Coated garage floors are dramatically easier to maintain than bare concrete. For regular cleaning: sweep or dust-mop to remove grit and debris (grit acts as sandpaper under tire and foot traffic, accelerating wear), then mop with warm water and a mild pH-neutral cleaner. Avoid acidic or abrasive cleaners — diluted bleach, vinegar, and heavy-duty degreasers can degrade the epoxy surface chemistry over time. For oil or fluid spills: clean them up promptly with a degreaser and rinse. Dried spills are much harder to remove than fresh ones. For tire marks: most tire scuff on epoxy floors wipes clean with a degreaser or a commercial tire mark remover. Avoid dragging sharp or heavy metal objects directly across the floor — point loads from dropped tools can chip epoxy, particularly in older coatings that have become slightly brittle. Place rubber mats under heavy stationary equipment to distribute loads and prevent abrasion in fixed spots.

What's the difference between epoxy and polyurea garage floor coatings?

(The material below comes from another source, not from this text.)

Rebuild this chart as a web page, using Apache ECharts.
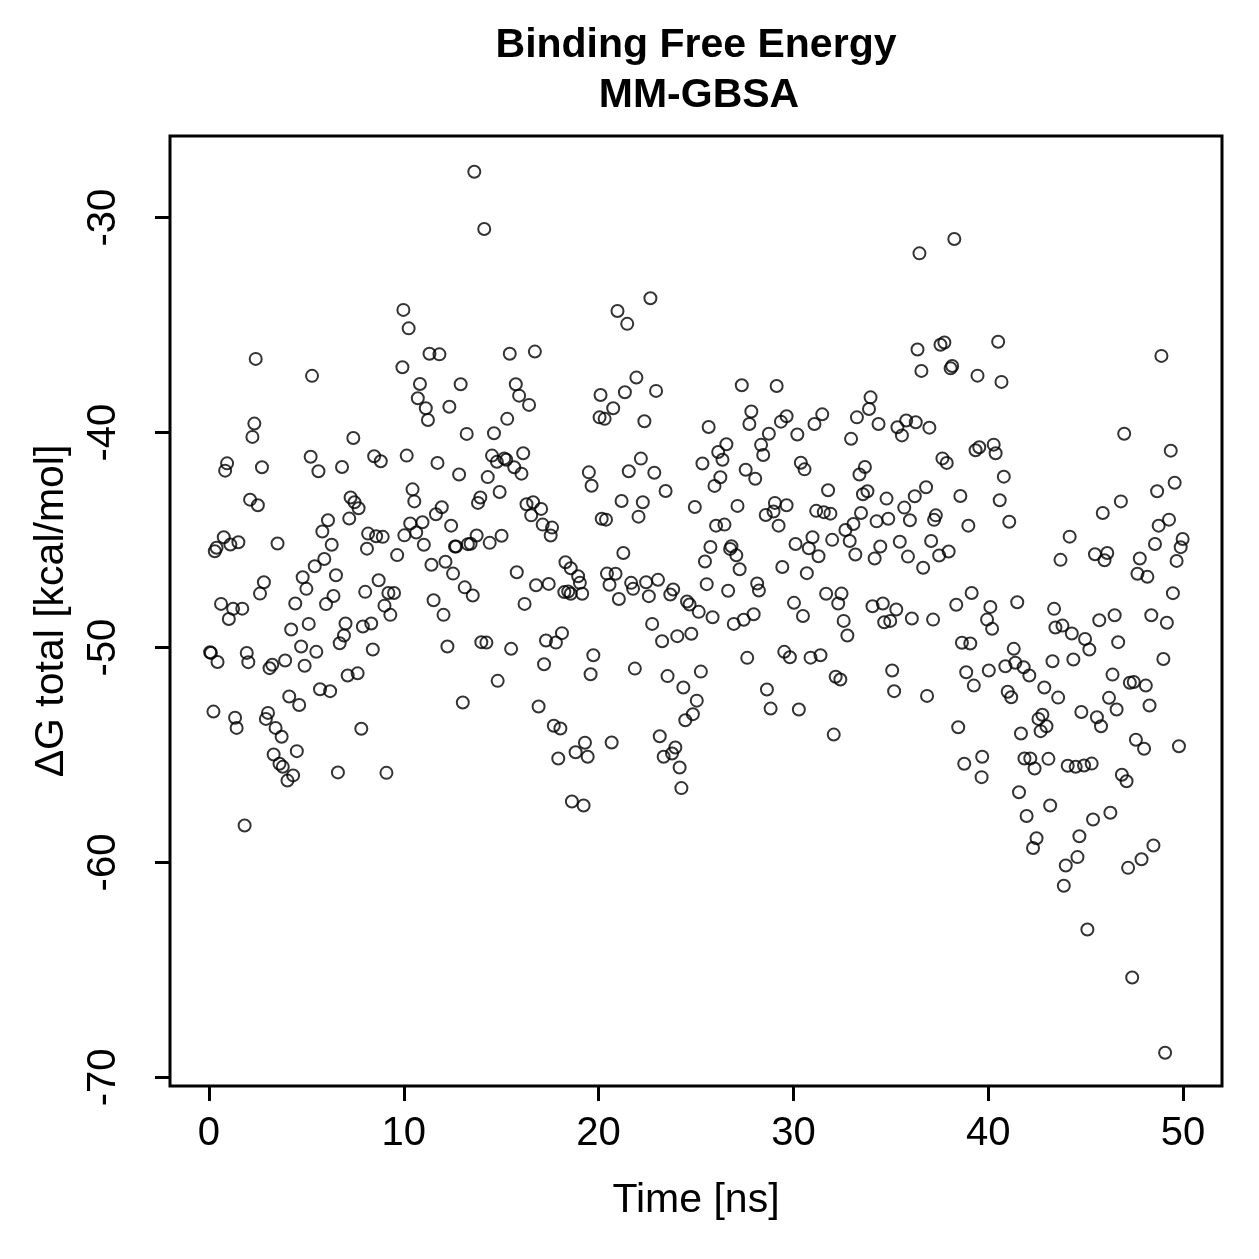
<!DOCTYPE html>
<html>
<head>
<meta charset="utf-8">
<script src="https://cdn.jsdelivr.net/npm/echarts@6/dist/echarts.min.js"></script>
<style>
  html, body { margin: 0; padding: 0; background: #fff; }
  #chart { width: 1259px; height: 1259px; }
</style>
</head>
<body>
<div id="chart"></div>
<script>
// MM-GBSA binding free energy over simulation time
const timeNs = [
  2.40, 5.29, 2.33, 2.23, 7.41, 0.93, 0.83, 2.72, 5.22, 5.62, 6.83, 8.48, 8.82, 2.11, 2.51, 7.27, 7.47, 7.68, 7.20, 6.11,
  5.82, 6.30, 8.17, 8.58, 8.92, 8.11, 9.66, 0.76, 0.39, 1.10, 1.51, 0.30, 3.52, 5.92, 5.43, 6.52, 4.81, 5.00, 2.82, 2.62,
  8.71, 8.02, 9.21, 9.50, 0.62, 1.24, 1.71, 1.02, 4.43, 6.01, 6.39, 9.01, 9.31, 4.22, 5.12, 7.01, 6.93, 6.71, 7.90, 8.33,
  8.41, 4.73, 5.51, 0.06, 0.10, 0.44, 1.94, 2.02, 3.25, 3.11, 3.91, 4.91, 7.12, 7.63, 4.12, 4.63, 5.70, 6.22, 0.23, 1.34,
  1.42, 3.03, 2.92, 3.42, 3.73, 7.82, 3.32, 3.62, 3.79, 4.32, 4.03, 4.51, 6.62, 9.11, 1.83,
  13.62, 14.13, 9.98, 10.25, 9.93, 11.32, 11.83, 15.44, 16.73, 10.83, 10.72, 11.13, 11.24, 12.92, 12.34, 15.75, 15.92, 16.43, 15.31, 13.23,
  14.63, 10.15, 11.73, 12.84, 14.53, 14.78, 15.16, 15.26, 15.67, 16.04, 16.13, 14.31, 14.92, 19.50, 19.64, 10.45, 10.54, 11.65, 11.95, 10.33,
  10.96, 10.64, 10.03, 12.43, 13.93, 13.81, 16.30, 16.64, 16.54, 17.05, 17.13, 17.61, 17.54, 11.03, 12.68, 12.63, 13.29, 13.43, 13.74, 14.41,
  15.02, 11.42, 12.14, 12.53, 15.80, 13.13, 13.54, 11.53, 16.79, 17.44, 18.30, 18.57, 18.95, 19.04, 18.24, 18.44, 18.57, 19.16, 16.20, 12.04,
  12.24, 13.98, 14.24, 15.51, 17.30, 17.81, 18.12, 17.20, 19.73, 19.59, 14.82, 13.03, 16.92, 17.70, 18.04, 19.30, 18.82, 19.44, 17.93, 18.63,
  19.23,
  22.66, 20.97, 21.47, 21.94, 20.10, 21.35, 22.95, 20.75, 20.05, 20.31, 22.35, 27.35, 29.14, 27.84, 27.74, 25.65, 26.56, 26.14, 26.36, 25.33,
  26.25, 25.95, 28.34, 28.45, 28.74, 29.36, 29.65, 27.55, 28.04, 21.55, 22.17, 22.86, 23.44, 21.18, 22.27, 22.05, 20.16, 20.38, 24.94, 27.13,
  29.05, 28.58, 28.98, 29.24, 29.65, 26.03, 26.46, 21.27, 25.74, 25.46, 26.82, 26.75, 27.07, 27.24, 29.43, 20.43, 20.87, 20.56, 21.67, 21.77,
  22.44, 23.05, 23.83, 23.68, 22.58, 21.04, 25.55, 28.14, 28.23, 26.65, 24.54, 24.67, 25.14, 25.85, 22.75, 23.26, 24.04, 24.76, 26.94, 27.45,
  27.96, 29.53, 29.82, 27.63, 21.86, 23.54, 25.25, 24.35, 25.04, 24.84, 24.45, 28.64, 28.83, 20.67, 23.14, 23.94, 23.77, 23.34, 24.16, 24.25,
  38.26, 36.47, 36.37, 37.55, 37.75, 36.57, 38.07, 38.15, 39.45, 33.96, 33.88, 33.26, 34.37, 31.48, 31.08, 30.20, 32.96, 35.34, 35.79, 35.57,
  36.28, 36.98, 30.38, 30.57, 33.67, 33.39, 37.65, 37.87, 39.35, 39.54, 31.78, 33.80, 33.57, 34.78, 36.81, 36.23, 35.69, 35.98, 38.57, 31.17,
  31.56, 31.90, 33.47, 33.08, 32.67, 34.27, 34.87, 37.31, 37.22, 38.98, 30.11, 30.98, 30.79, 31.29, 31.99, 32.89, 33.18, 34.46, 34.17, 35.46,
  35.88, 37.07, 37.48, 37.97, 36.66, 30.69, 31.68, 32.47, 39.15, 30.03, 32.30, 34.06, 34.59, 35.28, 30.49, 32.58, 32.77, 34.66, 34.97, 36.08,
  37.17, 38.36, 30.88, 31.39, 32.17, 32.41, 35.07, 35.17, 36.86, 38.65, 39.08, 38.87, 39.26, 30.28, 32.07, 38.46, 38.77, 39.69, 39.66,
  40.51, 40.68, 48.89, 46.98, 40.28, 40.38, 49.37, 40.80, 40.59, 41.08, 49.57, 46.81, 45.88, 48.67, 49.28, 48.75, 49.98, 49.88, 49.67, 48.56,
  44.18, 43.71, 45.48, 46.11, 45.97, 47.78, 47.66, 48.17, 49.48, 41.49, 40.11, 39.94, 40.20, 43.38, 43.45, 43.81, 44.29, 44.97, 45.19, 45.70,
  46.49, 46.67, 48.37, 49.17, 48.99, 41.31, 40.88, 41.39, 41.82, 42.11, 40.03, 43.30, 44.37, 46.38, 47.27, 47.47, 48.09, 46.20, 46.59, 48.28,
  41.00, 41.18, 42.88, 43.59, 44.78, 45.58, 45.79, 42.78, 42.58, 42.99, 42.69, 41.68, 47.58, 48.00, 49.79, 41.86, 42.16, 42.38, 43.09, 44.08,
  44.49, 44.92, 45.31, 46.86, 47.10, 41.58, 43.18, 41.97, 46.27, 45.38, 44.68, 42.48, 42.30, 48.48, 47.87, 47.18, 44.58, 43.98, 43.88, 45.09,
  47.39, 49.08
];

const deltaG = [
  -36.57, -37.36, -39.58, -40.2, -40.25, -41.43, -41.77, -41.61, -41.12, -41.8, -41.6, -41.1, -41.33, -43.12, -43.38, -43.02, -43.24, -43.52, -44.0, -44.08,
  -44.6, -45.22, -44.7, -44.82, -44.85, -45.4, -45.7, -44.87, -45.36, -45.21, -45.1, -45.52, -45.16, -45.88, -46.22, -46.64, -46.73, -47.27, -46.96, -47.49,
  -46.87, -47.41, -47.46, -47.46, -47.97, -48.2, -48.19, -48.67, -47.95, -47.98, -47.6, -48.05, -48.48, -49.16, -48.9, -48.88, -49.44, -49.8, -49.02, -48.88,
  -50.09, -49.95, -50.2, -50.22, -50.25, -50.67, -50.25, -50.68, -50.8, -50.96, -50.6, -50.85, -51.3, -51.2, -52.28, -52.67, -51.94, -52.03, -52.98, -53.27,
  -53.74, -53.04, -53.32, -53.74, -54.15, -53.78, -54.98, -55.41, -55.55, -55.95, -56.19, -54.82, -55.81, -55.83, -58.28,
  -27.86, -30.53, -34.29, -35.15, -36.96, -36.33, -36.36, -36.33, -36.23, -37.74, -38.4, -38.87, -39.41, -37.75, -38.8, -37.75, -38.28, -38.71, -39.36, -40.06,
  -40.03, -41.07, -41.41, -41.95, -41.07, -41.36, -41.2, -41.26, -41.61, -41.91, -40.96, -42.07, -42.76, -41.85, -42.47, -42.64, -43.2, -43.8, -43.47, -44.23,
  -44.17, -44.65, -44.78, -44.33, -43.02, -43.27, -43.33, -43.24, -43.85, -43.55, -44.28, -44.42, -44.79, -45.22, -45.3, -45.3, -45.19, -45.17, -44.79, -45.13,
  -44.8, -46.15, -46.01, -46.56, -46.5, -47.2, -47.58, -47.8, -47.1, -47.04, -46.03, -46.31, -46.68, -46.99, -47.42, -47.39, -47.5, -47.5, -47.97, -48.48,
  -49.95, -49.75, -49.77, -50.06, -49.67, -49.77, -49.33, -50.78, -50.36, -51.24, -51.55, -52.56, -52.74, -53.64, -53.77, -54.43, -54.87, -55.08, -55.16, -57.16,
  -57.35,
  -33.75, -34.34, -34.94, -37.44, -38.25, -38.12, -38.06, -38.87, -39.29, -39.36, -39.47, -37.8, -37.83, -39.02, -39.6, -39.74, -40.54, -40.9, -41.26, -41.44,
  -42.08, -42.48, -40.57, -41.04, -40.05, -39.49, -39.24, -41.73, -42.15, -41.8, -41.21, -41.87, -42.72, -43.18, -43.24, -43.91, -44.01, -44.05, -43.46, -43.41,
  -43.27, -43.83, -43.67, -44.33, -43.38, -44.33, -44.28, -45.6, -45.32, -46.0, -45.29, -45.41, -45.71, -46.36, -46.25, -46.56, -46.57, -47.08, -46.99, -47.27,
  -46.96, -46.85, -47.3, -47.53, -47.61, -47.74, -47.05, -47.02, -47.35, -47.36, -47.86, -48.0, -48.34, -48.59, -48.9, -49.71, -49.47, -49.36, -48.9, -48.71,
  -48.45, -50.2, -50.45, -50.48, -50.98, -51.33, -51.12, -51.86, -52.47, -53.1, -53.38, -51.95, -52.84, -54.42, -54.13, -54.65, -54.93, -55.08, -55.58, -56.54,
  -30.99, -31.66, -36.13, -35.91, -35.81, -37.13, -37.01, -36.9, -37.35, -38.36, -38.9, -39.29, -39.6, -39.15, -39.6, -40.09, -40.29, -39.75, -39.44, -40.13,
  -39.52, -39.77, -41.4, -41.71, -41.6, -41.95, -41.2, -41.41, -40.82, -40.68, -42.68, -42.73, -42.87, -43.07, -42.54, -42.96, -43.49, -44.08, -42.95, -43.64,
  -43.7, -43.77, -43.74, -44.25, -44.53, -44.13, -44.01, -43.85, -44.06, -44.33, -45.18, -44.87, -45.38, -45.75, -44.99, -45.04, -45.67, -45.3, -45.86, -45.08,
  -45.77, -45.04, -45.72, -45.53, -46.29, -46.54, -47.5, -47.49, -47.46, -47.92, -47.95, -48.08, -47.95, -48.23, -48.53, -48.76, -49.44, -48.82, -48.76, -48.65,
  -48.7, -48.01, -50.47, -50.36, -51.36, -51.49, -51.07, -52.03, -52.25, -49.78, -49.81, -51.15, -51.77, -52.88, -54.05, -53.71, -55.41, -55.08, -56.03,
  -35.77, -37.64, -36.43, -40.05, -40.56, -40.96, -40.84, -42.05, -43.15, -44.15, -42.33, -43.2, -43.74, -42.73, -44.05, -44.33, -44.95, -45.33, -45.97, -45.18,
  -44.84, -45.92, -45.66, -45.6, -45.94, -45.86, -46.57, -46.71, -47.47, -47.89, -48.11, -48.7, -49.13, -48.2, -49.07, -48.98, -49.35, -49.6, -50.09, -48.73,
  -48.5, -49.75, -48.5, -48.85, -50.53, -50.06, -50.87, -50.71, -50.92, -51.3, -51.07, -50.64, -50.56, -51.26, -51.64, -51.6, -51.77, -52.34, -52.88, -52.7,
  -52.06, -52.31, -51.86, -52.33, -53.0, -53.24, -53.66, -53.13, -53.32, -53.66, -53.89, -54.0, -54.29, -54.71, -54.59, -55.16, -55.16, -55.63, -55.18, -55.5,
  -55.55, -55.49, -55.4, -55.92, -56.22, -56.73, -57.35, -57.84, -57.69, -58.0, -58.78, -58.87, -59.33, -59.21, -59.85, -60.25, -59.75, -60.14, -61.08, -63.12,
  -65.35, -68.85
];

const xTicks = [0, 10, 20, 30, 40, 50];
const yTicks = [-70, -60, -50, -40, -30];

const fontFamily = '"Liberation Sans", Arial, Helvetica, sans-serif';

const points = timeNs.map((t, i) => [t, deltaG[i]]);

const chart = echarts.init(document.getElementById('chart'), null, { renderer: 'canvas' });

const option = {
    backgroundColor: '#fff',
    animation: false,
    graphic: [
        {
            type: 'text',
            x: 696, y: 46,
            style: { text: 'Binding Free Energy', x: 0, y: 0, textAlign: 'center', textVerticalAlign: 'middle',
                font: 'bold 41px ' + fontFamily, fill: '#000' }
        },
        {
            type: 'text',
            x: 699, y: 96,
            style: { text: 'MM-GBSA', x: 0, y: 0, textAlign: 'center', textVerticalAlign: 'middle',
                font: 'bold 41px ' + fontFamily, fill: '#000' }
        }
    ],
    grid: {
        left: 170, right: 37, top: 136, bottom: 173,
        show: true, borderColor: '#000', borderWidth: 3,
        containLabel: false
    },
    xAxis: {
        type: 'value',
        min: -2, max: 52,
        splitLine: { show: false },
        axisLine: { show: false, onZero: false },
        axisTick: { show: true, length: 15, lineStyle: { color: '#000', width: 3 }, customValues: xTicks },
        axisLabel: { customValues: xTicks, color: '#000', fontSize: 40, fontFamily: fontFamily, margin: 28 },
        name: 'Time [ns]',
        nameLocation: 'middle',
        nameGap: 94,
        nameTextStyle: { color: '#000', fontSize: 41, fontFamily: fontFamily }
    },
    yAxis: {
        type: 'value',
        min: -70.4, max: -26.2,
        splitLine: { show: false },
        axisLine: { show: false, onZero: false },
        axisTick: { show: true, length: 15, lineStyle: { color: '#000', width: 3 }, customValues: yTicks },
        axisLabel: { customValues: yTicks, rotate: 90, color: '#000', fontSize: 40, fontFamily: fontFamily, margin: 46 },
        name: 'ΔG total [kcal/mol]',
        nameLocation: 'middle',
        nameGap: 98,
        nameTextStyle: { color: '#000', fontSize: 41, fontFamily: fontFamily }
    },
    series: [
        {
            type: 'scatter',
            data: points,
            symbol: 'circle',
            symbolSize: 12,
            itemStyle: { color: 'rgba(0,0,0,0)', borderColor: '#000', borderWidth: 2 },
            emphasis: { disabled: true }
        }
    ]
};

chart.setOption(option);
</script>
</body>
</html>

Both are high-performance floor coating chemistries, but they differ in several important ways. Epoxy forms a rigid thermoset polymer that provides excellent adhesion, chemical resistance, and abrasion resistance, but can amber under UV exposure and is somewhat brittle — prone to cracking if the underlying concrete moves. Polyurea forms a more flexible polymer that resists cracking under concrete movement, doesn't amber under UV, and cures much faster (hours versus days for epoxy). Polyurea typically costs more per square foot and requires more aggressive surface preparation (usually diamond grinding). In practice, professional floor coating companies have largely moved to polyurea-based systems for residential garages because the flexibility and UV resistance advantages are significant for long-term performance. For DIY applications, quality epoxy kits remain the most accessible entry point, but DIY polyurea options are increasingly available and worth considering for homeowners who want the absolute best performance.